The first major changes came off-the-field. Between the end of the 1994 season and the start of the '96 season, the organization hired Walt Jocketty, acquired new ownership in the form of the DeWitt group, and hired Tony La Russa.

But no move reverberated more deeply with the fanbase than the 1997 deadline deal that brought McGwire to St. Louis.

Yes, the 1996 Cardinals, in La Russa's first year at the helm, had won a division title and advanced to the NLCS. But that team was very much an outlier. On top of that, the average age for the eight primary starters on that club was 30, and the bench was even older, with Willie McGee, Ozzie Smith, Danny Sheaffer and Mike Gallego who were aged 37, 41, 34 and 35, respectively. This was not a base to build around.

So it must have been a tough decision in '97, with a clearly inferior team, but one that was still hanging around within spitting distance of first place.
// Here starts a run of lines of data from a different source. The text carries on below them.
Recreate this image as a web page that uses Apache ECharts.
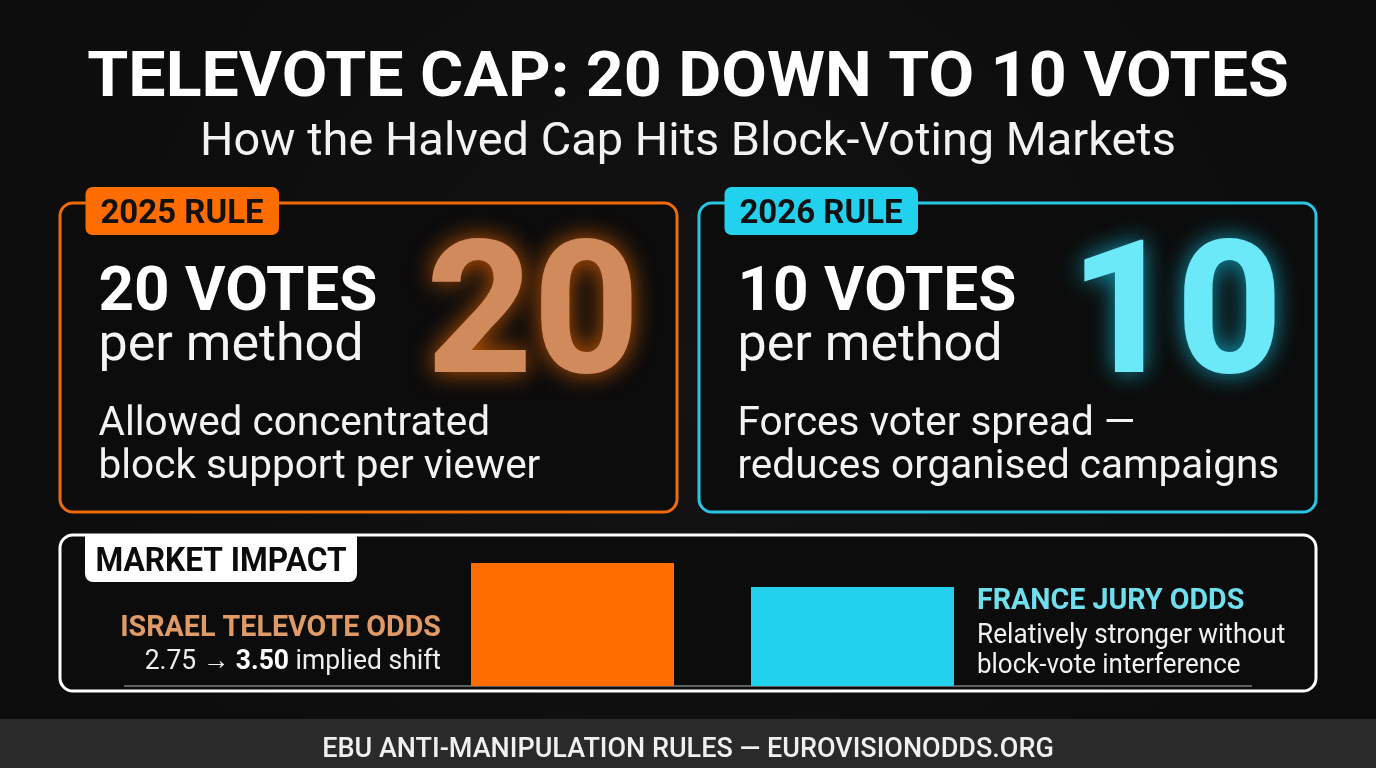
<!DOCTYPE html>
<html>
<head>
<meta charset="utf-8">
<title>Televote cap</title>
<style>
html, body { margin: 0; padding: 0; background: #111; }
#chart { width: 1376px; height: 768px; }
</style>
<script src="https://cdn.jsdelivr.net/npm/echarts@6/dist/echarts.min.js"></script>
</head>
<body>
<div id="chart"></div>
<script>
// bar data
var categories = ['ISRAEL TELEVOTE ODDS', 'FRANCE JURY ODDS'];
var oddsValues = [3.5, 2.82];
var barColors = ['#ff6d00', '#22d1ee'];

var titleText = 'TELEVOTE CAP: 20 DOWN TO 10 VOTES';
var subtitleText = 'How the Halved Cap Hits Block-Voting Markets';
var footerText = 'EBU ANTI-MANIPULATION RULES \u2014 EUROVISIONODDS.ORG';
var ruleBadges = ['2025 RULE', '2026 RULE'];
var ruleHeads = ['20 VOTES', '10 VOTES'];
var ruleBig = ['20', '10'];
var ruleSubs = ['per method', 'per method'];
var ruleNotes = [
    ['Allowed concentrated', 'block support per viewer'],
    ['Forces voter spread \u2014', 'reduces organised campaigns']
];

var FONT = 'Roboto, sans-serif';

// sx squeezes or stretches the text sideways, the reference type is not quite Roboto's width
function txt(text, x, y, size, weight, color, align, sx, extra) {
    var style = {
        text: text,
        x: 0,
        y: 0,
        fill: color,
        font: weight + ' ' + size + 'px ' + FONT,
        align: align || 'left',
        verticalAlign: 'middle'
    };
    if (extra) {
        for (var k in extra) style[k] = extra[k];
    }
    return {type: 'text', z: 10, x: x, y: y, scaleX: sx || 1, style: style};
}

function box(x, y, w, h, r, fill, stroke, lw) {
    return {
        type: 'rect',
        z: 1,
        shape: {x: x, y: y, width: w, height: h, r: r},
        style: {fill: fill, stroke: stroke || null, lineWidth: lw || 0}
    };
}

var g = [];

// footer strip
g.push(box(0, 719, 1376, 49, 0, '#2a2a2a'));

// headline
g.push(txt(titleText, 688, 80, 63, 700, '#ffffff', 'center', 1.052));
g.push(txt(subtitleText, 688, 143, 46, 400, '#f2f2f2', 'center', 1.02));
g.push(txt(footerText, 688, 750, 27, 500, '#f0f0f0', 'center'));

// the two rule panels
var panelX = [60, 699];
var panelStroke = ['#f06a0a', '#29c5e2'];
var glowFill = ['#d08a5c', '#6ce9f9'];
var glowShadow = ['rgba(255,109,0,0.75)', 'rgba(18,200,232,0.75)'];
for (var i = 0; i < 2; i++) {
    var px = panelX[i];
    g.push(box(px, 203, 617, 309, 13, '#0c0c0c', panelStroke[i], 3));
    g.push({
        type: 'rect',
        z: 2,
        shape: {x: px + 25.5, y: 187, width: 193.5, height: 48, r: 7},
        style: {fill: barColors[i]}
    });
    g.push(txt(ruleBadges[i], px + 122, 214, 34, 700, '#111111', 'center', 0.97));
    g.push(txt(ruleHeads[i], px + 38.5, 294, 62, 700, '#ffffff'));
    g.push(txt(ruleSubs[i], px + 38.5, 347, 52, 400, '#f4f4f4'));
    g.push(txt(ruleNotes[i][0], px + 38.5, 425, 40.5, 400, '#f2f2f2'));
    g.push(txt(ruleNotes[i][1], px + 38.5, 468, 40.5, 400, '#f2f2f2'));
    g.push(txt(ruleBig[i], i === 0 ? 533 : 1176, 326, 185, 800, glowFill[i], 'center', 1, {
        textShadowBlur: 24,
        textShadowColor: glowShadow[i]
    }));
}

// market impact panel
g.push(box(60, 535, 1256, 156, 13, '#0c0c0c', '#ffffff', 3));
g.push({
    type: 'rect',
    z: 2,
    shape: {x: 85, y: 535, width: 272, height: 47, r: [0, 0, 8, 8]},
    style: {fill: '#ffffff'}
});
g.push(txt('MARKET IMPACT', 221, 563, 33, 700, '#0c0c0c', 'center', 0.96));

g.push(txt(categories[0], 441, 628, 30, 700, '#e09a66', 'right', 0.955));
g.push({
    type: 'text',
    z: 10,
    x: 441,
    y: 662,
    scaleX: 0.98,
    style: {
        text: '{n|2.75 \u2192 }{b|3.50}{n| implied shift}',
        x: 0,
        y: 0,
        align: 'right',
        verticalAlign: 'middle',
        rich: {
            n: {font: '400 27px ' + FONT, fill: '#eeeeee'},
            b: {font: '700 27px ' + FONT, fill: '#ffffff'}
        }
    }
});
g.push(txt(categories[1], 977, 601, 30, 700, '#6fdfee', 'left', 0.954));
g.push(txt('Relatively stronger without', 977, 636, 27, 400, '#f0f0f0', 'left', 0.97));
g.push(txt('block-vote interference', 977, 666, 27, 400, '#f0f0f0', 'left', 0.96));

// baseline runs wider than the bar grid
g.push({
    type: 'line',
    z: 3,
    shape: {x1: 124, y1: 686, x2: 1252, y2: 686},
    style: {stroke: '#7d7d7d', lineWidth: 1.5}
});

var myChart = echarts.init(document.getElementById('chart'));
var option = {
    backgroundColor: {
        type: 'radial', x: 0.5, y: 0.5, r: 0.75,
        colorStops: [{offset: 0, color: '#131313'}, {offset: 1, color: '#0d0d0d'}]
    },
    animation: false,
    grid: {left: 432.5, width: 560, top: 563, height: 123},
    xAxis: {
        type: 'category',
        data: categories,
        axisLine: {show: false},
        axisTick: {show: false},
        axisLabel: {show: false}
    },
    yAxis: {
        type: 'value',
        min: 0,
        max: 3.5,
        show: false
    },
    graphic: {elements: g},
    series: [{
        type: 'bar',
        z: 5,
        barWidth: 203,
        data: oddsValues.map(function (v, i) {
            return {value: v, itemStyle: {color: barColors[i]}};
        })
    }]
};
myChart.setOption(option);
</script>
</body>
</html>
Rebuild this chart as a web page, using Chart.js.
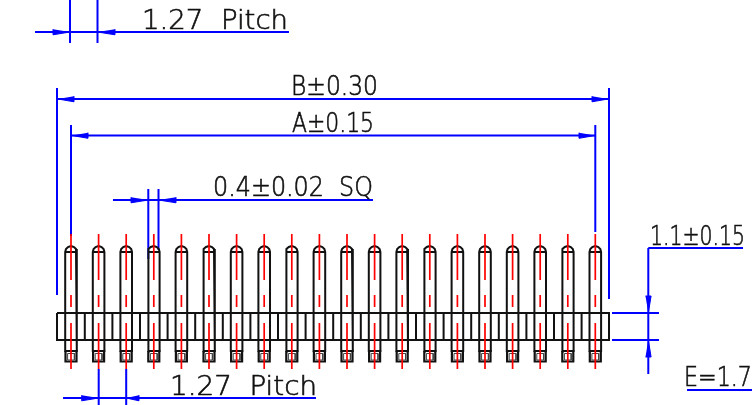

I mean, can you even imagine?

Still, while I said the Cardinals were in 1st place as late as July 4, by the time the McGwire deal was done on July 30, they were in 3rd place and seven games out... so it was pretty clear they were cooked. But there were still several reasons to do the deal.

As I noted last week, they had a unique advantage when it came to McGwire that allowed them to pursue the slugger at relatively low cost. As a 10/5 player with full no trade rights, Big Mac had to approve any trade, and would only consent to come to St. Louis and rejoin La Russa. So Jocketty was ultimately able to acquire McGwire for just three ultimately underwhelming pitching prospects.

While no deal was in place beyond the '97 season, the team probably believed they had a good shot to sign the slugger to an extension, making this as much a free agent move as a deadline-deal rental.

And that boldness - in and of itself - that was a huge deal in 1997.

It had been 10 years since the '87 World Series, the last real hurrah for the Whiteyball Cardinals. The remnants of Whitey Herzog's masterpiece hung around into the early 90s, but the results were middling. And for the whole of the 1990s up to that point, the Cardinals really didn't look like a team that was trying very hard to win.

There was some talent that came through they system, minor moves here and there... but the idea that the Cardinals - the Cardinals - would go out and get the biggest slugger in the game: That was revolutionary.

In truth, it was part of a seismic shift that was underway: Signing a large, creative extension with Brian Jordan and going big on bonuses for blue chip draft picks like Rick Ankiel and J.D. Drew.

On its own, signing McGwire could have been something like the Marlins Giancarlo Stanton deal: A case of ownership simply making a show of the fact that they were willing to spend money. But luckily for us, it was only the most visible part of a revolution that was underway to make the team competitive.

Let's hope that revolution isn't over.